A political candidate with a messianic complex, who has incited his supporters to violence, exhibited authoritarian tendencies, openly espoused racism, cheated on his wife repeatedly, and manipulated his associates for personal enrichment.
The similarities between Rabbi Meir Kahane and Donald Trump are striking.
But perhaps the most revealing similarity has been how the American and Israeli political establishment have responded to these figures. Both have been repudiated, while many of their policies have been embraced.
Rabbi Meir Kahane was an unlikely person to be elected to the Israeli Knesset, and few, other than perhaps Kahane himself, could have predicted his rise to power.
His path was unconventional, to say the least: from congregational rabbi to sports writer to newspaper delivery boy to FBI informant to founder of the Jewish Defense League to member of the parliament.
Following three failed bids for public office in Israel, finally, in July 1984, Kahane was elected to the Knesset.
At this point, he was well known for founding the Jewish Defense League, whose terroristic activities included the smuggling of arms, bombings, assassinations, and regular thuggish violence against Arabs or other individuals the organization had deemed its enemy.
The Israeli political establishment made clear its objections to Meir Kahane in myriad ways, insisting he was not representative of the country.
For instance, Mayor of Jerusalem Teddy Kollek, described Kahane, upon being elected, as “a stain on Israeli democracy.”
Furthermore, Meir Kahane and his party were viewed as a grievous threat to the country’s democracy and as promoting racist policies, and were subsequently barred from participating in the 1988 election.
But politicians, empowered by Kahane’s work, began promoting policies similar to the racist and antidemocratic ones he advocated.
For instance, in 1989 the mayor of Ariel, a West Bank settlement, proposed a law requiring Arabs to wear identification badges.
In another West Bank settlement, the city council passed a resolution in 1986 prohibiting the hiring of Arab workers, but the attorney general struck down the resolution.
And in 1988, a Likud candidate for mayor in the city of Acre ran on the platform of expelling Arabs from the town.
Rabbi Kahane popularized the notion of mass expulsion of Palestinians from Israel and the occupied Palestinian territories. Previously, support for mass expulsion was viewed as taboo, but nowadays some of the most powerful politicians in Israel support it.

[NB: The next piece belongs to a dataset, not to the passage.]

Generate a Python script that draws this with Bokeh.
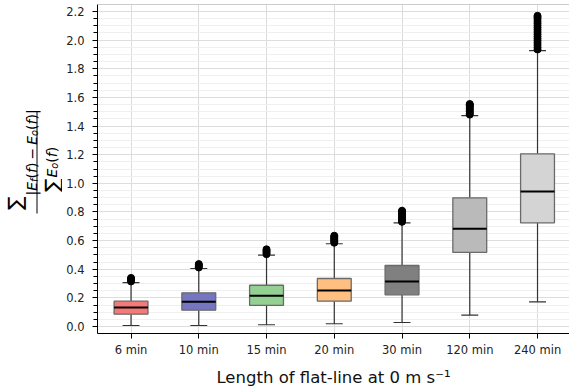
import math
from bokeh.plotting import figure
from bokeh.layouts import row
from bokeh.models import Range1d, FixedTicker, SingleIntervalTicker, PrintfTickFormatter, Span
from bokeh.core.properties import value
from bokeh.embed import file_html
from bokeh.resources import INLINE

# ---------------- data ----------------
categories = ["6 min", "10 min", "15 min", "20 min", "30 min", "120 min", "240 min"]
q1 = [0.086, 0.114, 0.147, 0.177, 0.221, 0.517, 0.724]
median = [0.133, 0.172, 0.214, 0.251, 0.314, 0.682, 0.943]
q3 = [0.177, 0.235, 0.288, 0.335, 0.426, 0.899, 1.206]
whisker_low = [0.007, 0.007, 0.012, 0.019, 0.028, 0.079, 0.172]
whisker_high = [0.307, 0.405, 0.498, 0.578, 0.724, 1.473, 1.927]
outliers = [
    [0.315, 0.324, 0.332, 0.339],
    [0.412, 0.421, 0.429, 0.436],
    [0.505, 0.514, 0.522, 0.531, 0.539],
    [0.585, 0.594, 0.603, 0.611, 0.619, 0.627, 0.634],
    [0.731, 0.741, 0.752, 0.763, 0.774, 0.785, 0.796, 0.803, 0.809],
    [1.480, 1.490, 1.501, 1.512, 1.522, 1.533, 1.543, 1.549, 1.554],
    [1.935, 1.950, 1.966, 1.981, 1.996, 2.011, 2.026, 2.042, 2.057, 2.072,
     2.087, 2.102, 2.118, 2.133, 2.148, 2.160, 2.170],
]
box_colors = ["#f47a7a", "#7676c0", "#93d193", "#ffbf80", "#808080", "#bababa", "#d4d4d4"]
x_title = "Length of flat-line at 0 m s\u207b\u00b9"

# ---------------- layout ----------------
W, H = 569, 390
LW = 62
FT, FB = 4, 333      # frame top / bottom in page pixels
FONT = "DejaVu Sans"

xs = list(range(len(categories)))

p = figure(width=W - LW, height=H,
           x_range=Range1d(-0.495, 6.472), y_range=Range1d(-0.049, 2.249),
           output_backend="svg", toolbar_location=None,
           min_border_left=97 - LW, min_border_right=0, min_border_top=FT, min_border_bottom=H - FB)
p.outline_line_color = None

wl = dict(line_color="#333333", line_width=1.2)
p.segment(x0=xs, y0=q3, x1=xs, y1=whisker_high, **wl)
p.segment(x0=xs, y0=q1, x1=xs, y1=whisker_low, **wl)
cap = 0.125
p.segment(x0=[x - cap for x in xs], y0=whisker_high, x1=[x + cap for x in xs], y1=whisker_high, **wl)
p.segment(x0=[x - cap for x in xs], y0=whisker_low, x1=[x + cap for x in xs], y1=whisker_low, **wl)
p.vbar(x=xs, width=0.5, bottom=q1, top=q3, fill_color=box_colors, line_color="#6a6a6a", line_width=1.3)
p.segment(x0=[x - 0.25 for x in xs], y0=median, x1=[x + 0.25 for x in xs], y1=median,
          line_color="black", line_width=2)
ox, oy = [], []
for x, vals in zip(xs, outliers):
    for v in vals:
        ox.append(x)
        oy.append(v)
p.scatter(ox, oy, size=7, fill_color="black", line_color="black", line_width=1)

p.add_layout(Span(location=2.249, dimension="width", line_color="#999999", line_width=1))

p.xaxis.ticker = FixedTicker(ticks=xs)
p.xaxis.major_label_overrides = {i: c for i, c in enumerate(categories)}
p.xaxis.axis_label = x_title
p.xaxis.axis_label_text_font = FONT
p.xaxis.axis_label_text_font_style = "normal"
p.xaxis.axis_label_text_font_size = "16.5px"
p.xaxis.axis_label_text_color = "#111111"
p.xaxis.axis_label_standoff = 8
p.xaxis.major_label_text_font = FONT
p.xaxis.major_label_text_font_size = "11.5px"
p.xaxis.major_label_text_color = "#222222"
p.xaxis.major_label_standoff = 4
p.xaxis.major_tick_out = 5
p.xaxis.major_tick_in = 0
p.xaxis.minor_tick_line_color = None
p.xaxis.axis_line_color = "black"
p.xaxis.major_tick_line_color = "black"

p.yaxis.ticker = SingleIntervalTicker(interval=0.2, num_minor_ticks=4)
p.yaxis.formatter = PrintfTickFormatter(format="%.1f")
p.yaxis.major_label_text_font = FONT
p.yaxis.major_label_text_font_size = "11.5px"
p.yaxis.major_label_text_color = "#222222"
p.yaxis.major_label_standoff = 8
p.yaxis.major_tick_out = 5
p.yaxis.major_tick_in = 0
p.yaxis.minor_tick_out = 4
p.yaxis.minor_tick_in = 0
p.yaxis.axis_line_color = "black"
p.yaxis.major_tick_line_color = "black"
p.yaxis.minor_tick_line_color = "black"

p.xgrid.ticker = FixedTicker(ticks=xs)
p.xgrid.grid_line_color = "#dcdcdc"
p.ygrid.grid_line_color = "#dddddd"
p.ygrid.minor_grid_line_color = "#efefef"

# ---------------- y label (fraction) in a narrow side panel ----------------
# the row aligns this panel's frame with the main frame (page rows FT..FB),
# so map page pixels 1:1 by giving it the matching range
lab = figure(width=LW, height=H, x_range=Range1d(0, LW), y_range=Range1d(H - FB, H - FT),
             output_backend="svg", toolbar_location=None, min_border=0,
             x_axis_type=None, y_axis_type=None)
lab.outline_line_color = None
lab.grid.visible = False

WID = {"|": 0.337, "E": 0.632, "f": 0.352, "(": 0.390, ")": 0.390, "\u2212": 0.838, "o": 0.612}


def put(txt, cx, cy, fs, ital=False, align="left", baseline="alphabetic"):
    lab.text(x=[cx], y=[H - cy], text=[txt], angle=math.pi / 2,
             text_align=align, text_baseline=baseline,
             text_font=value(FONT), text_font_style="italic" if ital else "normal",
             text_font_size=f"{fs}px", text_color="black")


def run(pieces, cy0, bx, fs):
    cy = cy0
    for txt, ital, scale, shift in pieces:
        if txt is None:
            cy -= scale * fs
            continue
        f = fs * scale
        put(txt, bx + shift, cy, f, ital)
        cy -= sum(WID[ch] for ch in txt) * f
    return cy


FS = 14
num = [("|", 0, 1, 0), ("E", 1, 1, 0), ("f", 1, 0.7, 3), ("(", 0, 1, 0), ("f", 1, 1, 0), (")", 0, 1, 0),
       (None, 0, 0.22, 0), ("\u2212", 0, 1, 0), (None, 0, 0.22, 0),
       ("E", 1, 1, 0), ("o", 1, 0.7, 3), ("(", 0, 1, 0), ("f", 1, 1, 0), (")", 0, 1, 0), ("|", 0, 1, 0)]
run(num, 195, 31, FS)
put("\u2211", 14, 196, 20, align="right", baseline="middle")

den = [("E", 1, 1, 0), ("o", 1, 0.7, 3), ("(", 0, 1, 0), ("f", 1, 1, 0), (")", 0, 1, 0)]
run(den, 177, 51, FS)
put("\u2211", 51, 178, 20, align="right", baseline="alphabetic")

lab.segment(x0=[36.5], y0=[H - 213], x1=[36.5], y1=[H - 111], line_color="black", line_width=1)

layout = row(lab, p, spacing=0)
open("out.html", "w").write(file_html(layout, INLINE))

Kahane further normalized unapologetic racism and incitement to violence among the political establishment. In the summer of 2014, Ayelet Shaked, current Minister of Justice, reposted on Facebook a call for genocide against Palestinians, referring to them as “snakes.”
Whiffs of Kahane’s philosophy permeate the present-day government in Israel.
Similarly, the American political establishment has made clear its objections to Donald Trump, all while endorsing his policies.
True, members of Trump’s own party, ranging from Speaker of the House Paul Ryan, Mitt Romney, and John Kasich, have criticized him, but many Republicans are unwilling to state unequivocally they will not vote for Trump.
Paul Ryan has opted not to campaign for Donald Trump, but will be voting for him come November 8th.
As intolerable as Donald Trump is to some Republicans, they have no qualms voting for vice presidential candidate Mike Pence, who endorses Trump’s most controversial policies.
Just look at South Dakota Senator John Thune, the third highest-ranking Republican in the Senate, who, along with others, has called for Trump to step down and for Pence to lead the ticket.
And other Republicans simply support Trump outright. Ben Carson, Chris Christie, and Rudy Giuliani have vigorously defended Donald Trump, with rare qualification.
Like Meir Kahane, Donald Trump has empowered politicians to promote similar, sometimes more severe, policy proposals.
Newt Gingrich, for example, has built on Trump’s proposed Muslim ban, advocating a religious test for all Muslims who wish to remain in the United States.
And during the Republican presidential primaries, Ted Cruz announced his support for mass deportation of more than 11 million undocumented immigrants, the same as Trump’s proposal. Cruz, however, felt it necessary to make clear his plan was stricter than Trump’s because it didn’t allow immigrants to “come back in and become citizens.”
The lesson to be learned from Kahane’s impact on Israeli politics is that ideology long outlives the ideologue. In other words, even if Donald Trump loses the general election, Trumpism is here to stay.